How to Facilitate a Strategic Planning Meeting That Actually Moves Your Business Forward

A woman in a black dress stands next to a whiteboard with colorful sticky notes, smiling as she leads a strategic planning session.

Strategic planning meetings have a reputation problem. Too often, they’re long, vague, and end with a beautifully formatted document that no one looks at again.

But when facilitated well, a strategic planning meeting can be one of the most energizing and clarifying experiences for a leadership team. It creates alignment, sharpens priorities, and turns big ideas into concrete action.

Here’s how to facilitate a strategic planning meeting that delivers real results—not just good conversation.


1. Get Clear on the Purpose Before the Meeting

The biggest mistake facilitators make is trying to do everything in one session.

Before you plan the agenda, answer these questions:

  • What decisions must be made in this meeting?
  • What outcomes should participants walk away with?
  • What timeframe are we planning for (1 year, 3 years, 5 years)?

Be explicit.

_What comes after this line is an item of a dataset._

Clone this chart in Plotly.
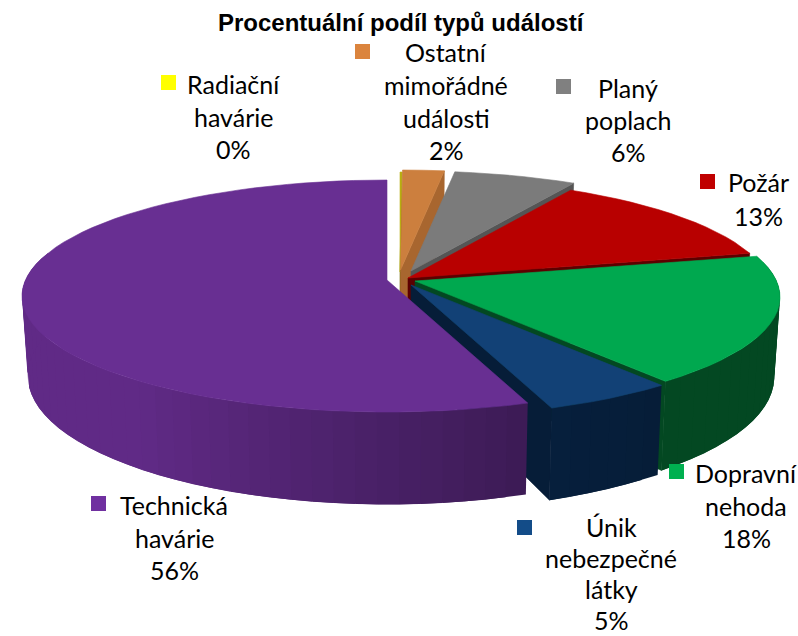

A strategic planning meeting is not the same as a brainstorming session or a status update. Its purpose is to set direction and make choices.

Tip: Write the purpose at the top of the agenda and revisit it throughout the meeting.


2. Invite the Right People (Not Everyone)

Strategic planning works best with a small, empowered group—typically senior leaders or key decision-makers.

Ask:

  • Who has decision-making authority?
  • Who brings essential perspective or data?
  • Who will be accountable for execution?

Too many participants dilute focus and slow decisions. Aim for quality of insight over quantity of voices.


3. Share Pre-Work to Elevate the Conversation

Don’t waste precious meeting time reviewing information that could be read beforehand.

Send participants:

  • Key performance data
  • Market or customer insights
  • Financial summaries
  • A few focused reflection questions

This ensures the meeting is spent on thinking, not downloading information.


4. Design a Clear, Structured Agenda

A strong strategic planning agenda balances reflection, discussion, and decision-making.

A simple flow might include:

  1. Context-setting: Where are we now?
  2. Insight-building: What’s changing internally and externally?
  3. Strategic choices: What will we focus on—and what will we not do?
  4. Priorities: What are the 3–5 strategic priorities?
  5. Action planning: What happens next?

Build in breaks and time buffers. Strategic thinking requires mental space.


5. Facilitate for Focus and Psychological Safety

As the facilitator, your role is to guide the process—not dominate the content.

Effective facilitation includes:

  • Asking open, strategic questions
  • Managing airtime so all voices are heard
  • Surfacing disagreements respectfully
  • Keeping discussions tied to the stated purpose

Create an environment where people feel safe challenging assumptions and naming hard truths. Strategy suffers when politeness overrides honesty.


6. Push for Decisions, Not Just Discussion

Insight without decisions is just conversation.

When discussions start looping, help the group move forward by asking:

  • What decision needs to be made here?
  • What are the trade-offs?
  • What would “good enough” look like?

Document decisions in real time so there’s no ambiguity later.


7. Translate Strategy Into Clear Next Steps

A strategic plan only matters if it changes behavior.

Before the meeting ends, clarify:

  • Strategic priorities
  • Success metrics
  • Owners for each priority
  • Immediate next actions

End the meeting by confirming how progress will be tracked and reviewed.


8. Follow Up to Lock in Momentum

Within 48 hours, share:

  • A summary of decisions made
  • Agreed priorities and actions
  • Accountability and timelines

Then, integrate the strategy into regular leadership rhythms—team meetings, KPIs, and decision-making frameworks.


Final Thought

A great strategic planning meeting doesn’t try to predict the future perfectly. Instead, it aligns people around a shared direction and equips them to move forward together.

When you facilitate with clarity, structure, and courage, strategy stops being a document—and starts becoming a way of working.